Coat chicken by pressing pieces into pistachio meal, one at a time, coating all sides and pressing down on the breasts with your hands to make sure the coating stays on the chicken. Gently shake chicken to remove any loose coating. Place in large baking dish. Repeat until all pieces are done.
**TIP: if the pistachio crust doesn’t seem to stick to the chicken, or if the crust is super clumpy, it might be too moist. Add 1 tsp brown rice flour and 1 tsp tapioca flour, give the pistachio meal a good stir to incorporate the flour and try again. Add one more teaspoon of each flour if needed.

Heat large saute pan over medium high heat. Add 1 tbsp olive oil, and once hot (oil should move quickly across pan when tipped), add 3 to 4 pieces of chicken to pan without overcrowding, cook for 1 to 2 minutes until crust is browned, then flip and cook the other side. 

TIP: Use a flat spatula to flip the chicken when browning in the pan. If you use tongs, you may lose some of the crust as it tends to stick to the tongs.

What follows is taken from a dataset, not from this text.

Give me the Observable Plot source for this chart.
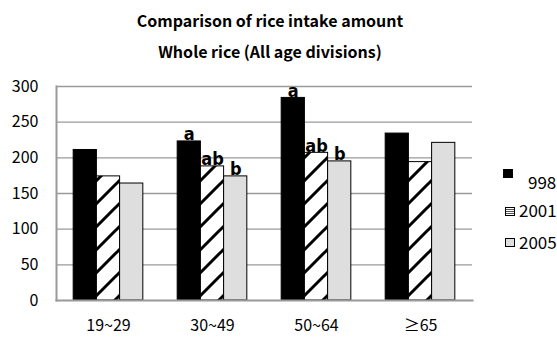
<!DOCTYPE html>
<html><head><meta charset="utf-8">
<script src="https://cdn.jsdelivr.net/npm/d3@7"></script>
<script src="https://cdn.jsdelivr.net/npm/@observablehq/plot@0.6"></script>
<style>
html,body{margin:0;padding:0;background:#fff;overflow:hidden;width:557px;height:340px}
#wrap{position:relative;width:557px;height:340px;overflow:hidden}
#wrap svg{position:absolute;left:0;top:0}
.title{position:absolute;left:0;width:540px;text-align:center;font-family:"Noto Sans CJK KR","Noto Sans",sans-serif;font-weight:bold;font-size:16px;color:#000;line-height:20px}
.leg{position:absolute;font-family:"Noto Sans CJK KR","Noto Sans",sans-serif;font-size:17px;line-height:20px;color:#000;white-space:nowrap}
.box{position:absolute;box-sizing:border-box}
</style>
</head><body>
<div id="wrap">
  <div class="title" style="top:10px">Comparison of rice intake amount</div>
  <div class="title" style="top:41px">Whole rice (All age divisions)</div>
</div>
<script>
const ageGroups = ["19~29", "30~49", "50~64", "≥65"];
const years = ["1998", "2001", "2005"];
const v1998 = [211, 223, 284, 234];
const v2001 = [174, 188, 207, 194];
const v2005 = [164, 174, 195, 221];
const sig1998 = ["", "a", "a", ""];
const sig2001 = ["", "ab", "ab", ""];
const sig2005 = ["", "b", "b", ""];
const yTicks = [0, 50, 100, 150, 200, 250, 300];
const legendLabels = ["998", "2001", "2005"];

const series = {"1998": [v1998, sig1998], "2001": [v2001, sig2001], "2005": [v2005, sig2005]};
const rows = [];
ageGroups.forEach((age, i) => {
  years.forEach(yr => rows.push({age, year: yr, value: series[yr][0][i], sig: series[yr][1][i]}));
});

const fills = {"1998": "#000000", "2001": "url(#hatch)", "2005": "#dedede"};

const chart = Plot.plot({
  width: 557,
  height: 340,
  marginTop: 86,
  marginBottom: 40,
  marginLeft: 55,
  marginRight: 85,
  style: {fontFamily: "'Noto Sans CJK KR', 'Noto Sans', sans-serif", fontSize: "16px", background: "transparent", color: "#000"},
  fx: {domain: ageGroups, padding: 0, label: null, axis: "bottom", tickSize: 0, tickPadding: 19},
  x: {domain: years, paddingInner: 0, paddingOuter: 0.74, axis: null, round: false},
  y: {domain: [0, 300], ticks: yTicks, tickSize: 0, tickPadding: 18, label: null},
  marks: [
    Plot.ruleY(yTicks.filter(d => d > 0), {stroke: "#9a9a9a", strokeWidth: 1.3}),
    ...years.map(yr => Plot.barY(rows.filter(d => d.year === yr), {
      fx: "age", x: "year", y: "value",
      fill: fills[yr], stroke: "#000", strokeWidth: 1,
      insetLeft: 0, insetRight: 0
    })),
    Plot.text(rows.filter(d => d.sig), {
      fx: "age", x: "year", y: "value", text: "sig",
      lineAnchor: "bottom", dy: -1,
      fontFamily: "'Liberation Sans Narrow', 'DejaVu Sans Condensed', sans-serif",
      fontWeight: "bold", fontSize: 18, fill: "#000"
    }),
    Plot.frame({anchor: "left", facet: "super", stroke: "#999", strokeWidth: 2}),
    Plot.frame({anchor: "bottom", facet: "super", stroke: "#999", strokeWidth: 2})
  ]
});

const svg = d3.select(chart);
const defs = svg.insert("defs", ":first-child");
const pat = defs.append("pattern")
  .attr("id", "hatch").attr("patternUnits", "userSpaceOnUse")
  .attr("width", 23).attr("height", 23);
pat.append("rect").attr("width", 23).attr("height", 23).attr("fill", "#fff");
pat.append("path")
  .attr("d", "M0,23L23,0M-2,2L2,-2M21,25L25,21")
  .attr("stroke", "#000").attr("stroke-width", 3);

const wrap = document.getElementById("wrap");
wrap.insertBefore(chart, wrap.firstChild);

// legend
const legendItems = [
  {boxX: 503, boxY: 169, w: 10, h: 9, textX: 528, textY: 172, style: "background:#000"},
  {boxX: 505, boxY: 207, w: 10, h: 9, textX: 519, textY: 200, style: "border:1px solid #000;background:repeating-linear-gradient(to bottom,#fff 0,#fff 1px,#555 1px,#555 2px)"},
  {boxX: 505, boxY: 238, w: 10, h: 9, textX: 519, textY: 232, style: "border:1px solid #000;background:#dedede"}
];
legendItems.forEach((it, i) => {
  const b = document.createElement("div");
  b.className = "box";
  b.style.cssText = `left:${it.boxX}px;top:${it.boxY}px;width:${it.w}px;height:${it.h}px;` + it.style;
  wrap.appendChild(b);
  const t = document.createElement("div");
  t.className = "leg";
  t.style.left = it.textX + "px";
  t.style.top = it.textY + "px";
  t.textContent = legendLabels[i];
  wrap.appendChild(t);
});
</script>
</body></html>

Place cooked pieces back into baking dish and repeat until all chicken is browned. Place baking dish in oven for 25 minutes, (depending on thickness of pieces, could take up to 30 to 35 minutes) internal temp should be 160 degrees. Remove from oven and let rest 10 minutes before serving.

Because this chicken tends to have a rich and slightly sweet taste, I would serve it with less fatty foods like an arugula salad, some steamed broccoli or sauteed kale, mashed or roasted cauliflower or a little buttered pasta.